Le patriarcat politique historique n’a-t-il apporté que bienfait ?
– Les quelques exemples de matriarcat dont on dispose ne laisse pas vraiment espérer une surperformance éclatante : lorsqu’il était à majorité féminine, le Conseil fédéral a décidé en une séance de 4 heures de sortir du nucléaire cédant à la panique post-Fukushima. On mesure aujourd’hui les effets de cette décision désastreuse. https://www.jacotdescombes.ch/post/c-est-quand-la-marée-se-retire-qu-on-voit-ceux-qui-nageaient-nus.
Françoise Giroud disait il y a 30 ans que : « La femme serait vraiment l’égale de l’homme le jour où, à un poste important, on désignerait une femme incompétente. » Lorsque je travaillais pour la SSR, il y a bien longtemps, cet objectif avait déjà été atteint. Cela a désormais largement débordé des limites de cette entreprise novatrice.
Le développement économique n’est-il pas entaché par une dette écologique importante ?
– Il a surtout permis depuis le début du 20ème siècle de diminuer drastiquement la famine, la pauvreté, l’illettrisme, la mortalité infantile, de réduire le nombre de guerres, d’augmenter l’espérance de vie et de démultiplier le champ de la connaissance humaine. La seule chose qu’il n’a pas développé, c’est la gratitude de ceux qui en bénéficient…
Faut-il persévérer dans cette voie, sans faire preuve de remise en question, d’imagination dans la recherche d’alternative ?
– Si la remise en question consiste à revenir en arrière, façon décroissance, assurément oui. Maintenant, les gens qui n’adhèrent pas cette vieille idéologie rance (l’altermondialisme date du siècle dernier) ne sont pas dépourvus d’imagination et ils trouveront les solutions comme homo sapiens sait le faire depuis quelques millénaires.
Bien cordialement
M. Jacot- Descombes
Merci d’avoir pris le temps de me répondre. Mes questions ne se voulaient pas biaisées mais exprimaient mes doutes.
Si je suis tendance de gauche , je ne suis pas dogmatique et m’intéresse aux autres systèmes par souci de ne pas m’enfermer dans une chapelle.
Vos réponses m’ont-elles convaincu? Les exemples que vous cité sont tangibles et factuels, mais leurs conséquences sont souvent minimisées ce qui rend leur bilan un peu trop favorable à mes yeux.

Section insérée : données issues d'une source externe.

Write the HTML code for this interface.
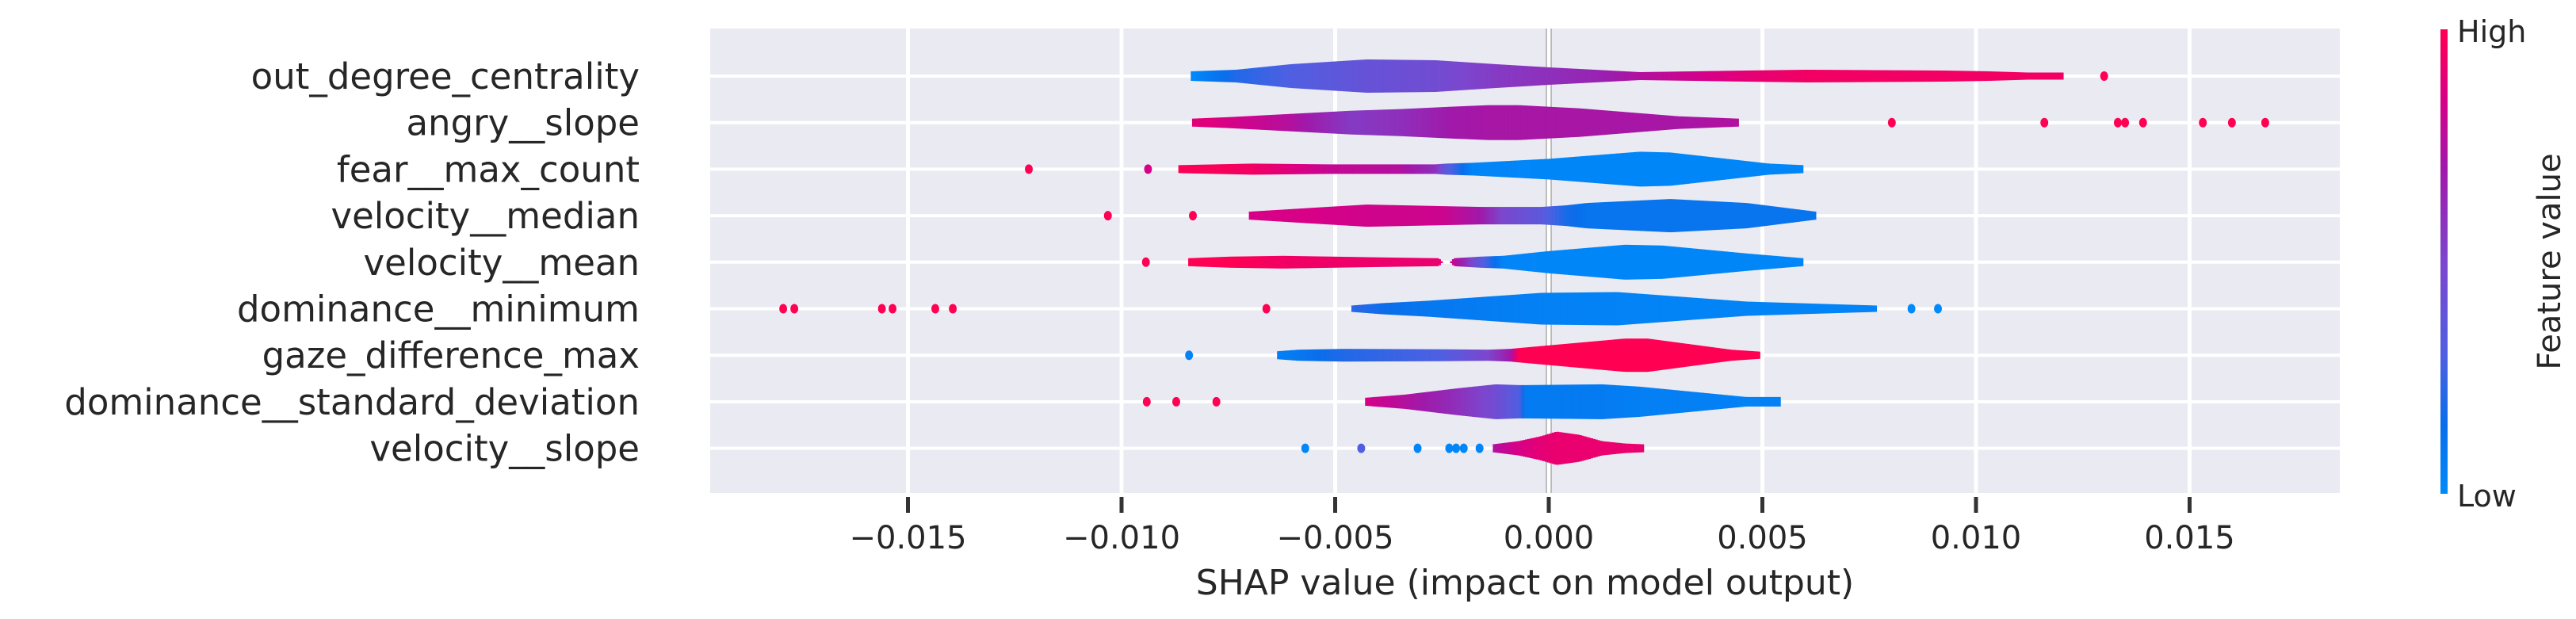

Nous sommes certainement irréconciliables sur différents points mais comme vous, je ne suis pas prosélyte. Je me réjouis donc de continuer à vous lire pour aiguiser mes doutes et ma curiosité
Cordialement
P.-Y. Bagnoud
Merci à vous.
C’est un plaisir d’échanger sur ce ton et sans acrimonie avec qqun qui ne se tapit pas dans l’anonymat (comme c’est souvent le cas).